WHAT YOU ARE ASKED TO DO: Copy the lines holding the word "this", all of them.

[Data entries]

** BEGIN **

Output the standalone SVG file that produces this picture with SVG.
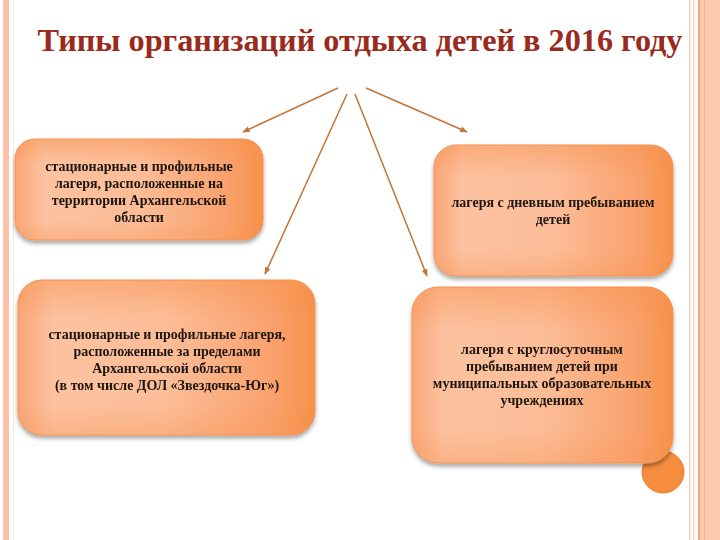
<svg xmlns="http://www.w3.org/2000/svg" width="720" height="540" viewBox="0 0 720 540">
<defs>
<linearGradient id="g" x1="0" y1="0" x2="1" y2="0">
<stop offset="0" stop-color="#F9A677"/>
<stop offset="0.12" stop-color="#FCC2A0"/>
<stop offset="0.5" stop-color="#FCBD98"/>
<stop offset="0.85" stop-color="#F9A26E"/>
<stop offset="1" stop-color="#F7914A"/>
</linearGradient>
<linearGradient id="gv" x1="0" y1="0" x2="0" y2="1">
<stop offset="0" stop-color="#F7914A" stop-opacity="0.45"/>
<stop offset="0.25" stop-color="#F7914A" stop-opacity="0"/>
<stop offset="0.8" stop-color="#F7914A" stop-opacity="0"/>
<stop offset="1" stop-color="#F7914A" stop-opacity="0.3"/>
</linearGradient>
<filter id="sh" x="-10%" y="-10%" width="120%" height="130%">
<feGaussianBlur in="SourceAlpha" stdDeviation="2"/>
<feOffset dx="0" dy="3" result="b"/>
<feComponentTransfer><feFuncA type="linear" slope="0.35"/></feComponentTransfer>
<feMerge><feMergeNode/><feMergeNode in="SourceGraphic"/></feMerge>
</filter>
<marker id="ah" viewBox="0 0 10 10" refX="9" refY="5" markerWidth="5" markerHeight="5" orient="auto">
<path d="M0,1 L10,5 L0,9 z" fill="#C47436"/>
</marker>
</defs>
<style>
.box{fill:url(#g);stroke:#F29255;stroke-width:1;}
.ov{fill:url(#gv);}
.t{font-family:"Liberation Serif",serif;font-weight:bold;font-size:14px;fill:#1E1410;text-anchor:middle;}
.title{font-family:"Liberation Serif",serif;font-weight:bold;font-size:31px;fill:#9A2A1C;text-anchor:middle;}
.c{stroke:#C47436;stroke-width:1.5;fill:none;marker-end:url(#ah);}
</style>
<rect width="720" height="540" fill="#FFFFFF"/>
<g id="borders">
<rect x="3" y="0" width="6" height="540" fill="#FBC2A8"/>
<rect x="13" y="0" width="1" height="540" fill="#FDE6DA"/>
<rect x="689" y="0" width="1.5" height="540" fill="#FAD3BF"/>
<rect x="693" y="0" width="1.5" height="540" fill="#FAD3BF"/>
<rect x="698" y="0" width="2" height="540" fill="#F7A27E"/>
<rect x="700" y="0" width="20" height="540" fill="#FDC9B0"/>
<rect x="704" y="0" width="1" height="540" fill="#F9B597"/>
</g>
<text class="title" x="360" y="51" textLength="645" lengthAdjust="spacingAndGlyphs">Типы организаций отдыха детей в 2016 году</text>
<g id="connectors">
<line class="c" x1="338" y1="88" x2="243" y2="132"/>
<line class="c" x1="347" y1="94" x2="265" y2="274"/>
<line class="c" x1="355" y1="94" x2="427" y2="276"/>
<line class="c" x1="366" y1="88" x2="467" y2="132"/>
</g>
<g id="node1" filter="url(#sh)">
<rect class="box" x="15" y="139" width="248" height="101" rx="20"/>
<rect class="ov" x="15" y="139" width="248" height="101" rx="20"/>
<text class="t" x="139" y="171">стационарные и профильные</text>
<text class="t" x="139" y="188">лагеря, расположенные на</text>
<text class="t" x="139" y="205">территории Архангельской</text>
<text class="t" x="139" y="222">области</text>
</g>
<g id="node2" filter="url(#sh)">
<rect class="box" x="434" y="145" width="239" height="131" rx="22"/>
<rect class="ov" x="434" y="145" width="239" height="131" rx="22"/>
<text class="t" x="553" y="207">лагеря с дневным пребыванием</text>
<text class="t" x="553" y="224">детей</text>
</g>
<g id="node3" filter="url(#sh)">
<rect class="box" x="18" y="280" width="297" height="155" rx="24"/>
<rect class="ov" x="18" y="280" width="297" height="155" rx="24"/>
<text class="t" x="167" y="339">стационарные и профильные лагеря,</text>
<text class="t" x="167" y="356">расположенные за пределами</text>
<text class="t" x="167" y="373">Архангельской области</text>
<text class="t" x="167" y="390">(в том числе ДОЛ «Звездочка-Юг»)</text>
</g>
<g id="circle">
<circle cx="663" cy="472" r="21" fill="#F68C3E" stroke="#F27C2A" stroke-width="1"/>
</g>
<g id="node4" filter="url(#sh)">
<rect class="box" x="412" y="287" width="261" height="176" rx="26"/>
<rect class="ov" x="412" y="287" width="261" height="176" rx="26"/>
<text class="t" x="542" y="354">лагеря с круглосуточным</text>
<text class="t" x="542" y="371">пребыванием детей при</text>
<text class="t" x="542" y="388">муниципальных образовательных</text>
<text class="t" x="542" y="405">учреждениях</text>
</g>
</svg>
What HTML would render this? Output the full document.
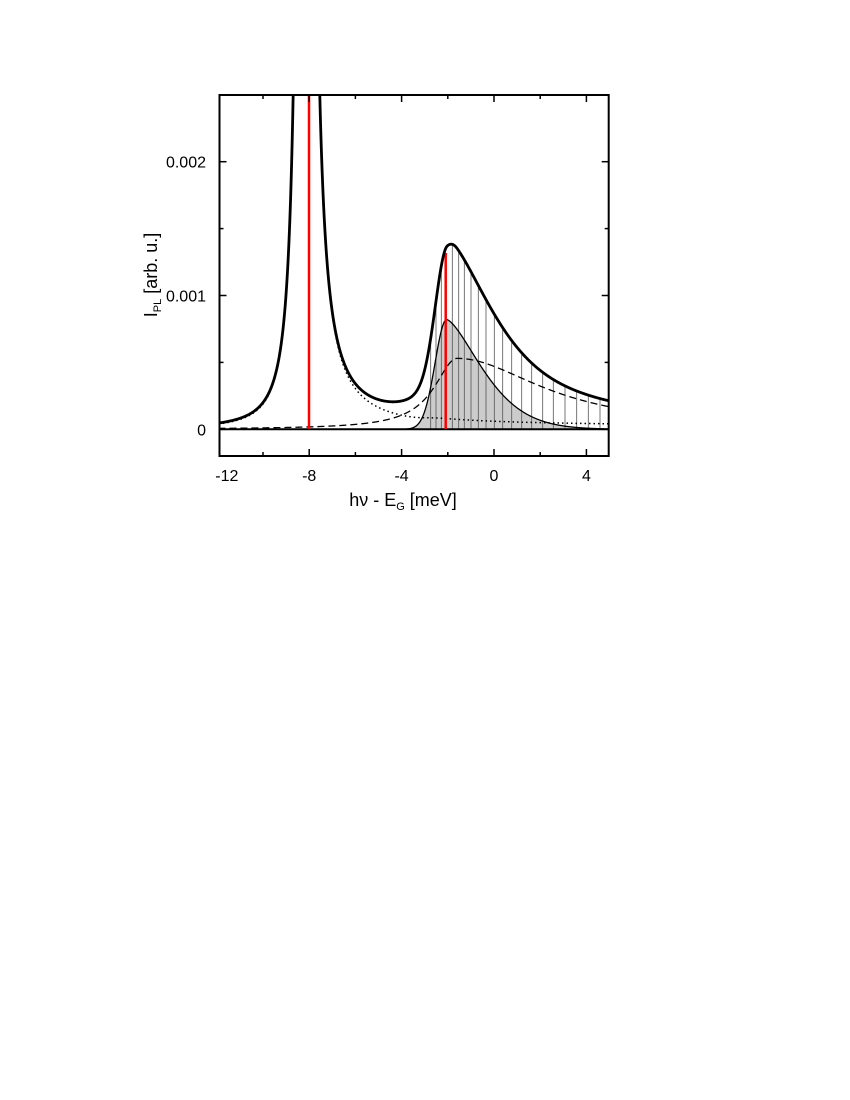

** END **

TASK RESULT:
Output the standalone SVG file that produces this picture with SVG.
What HTML would render this? Output the full document.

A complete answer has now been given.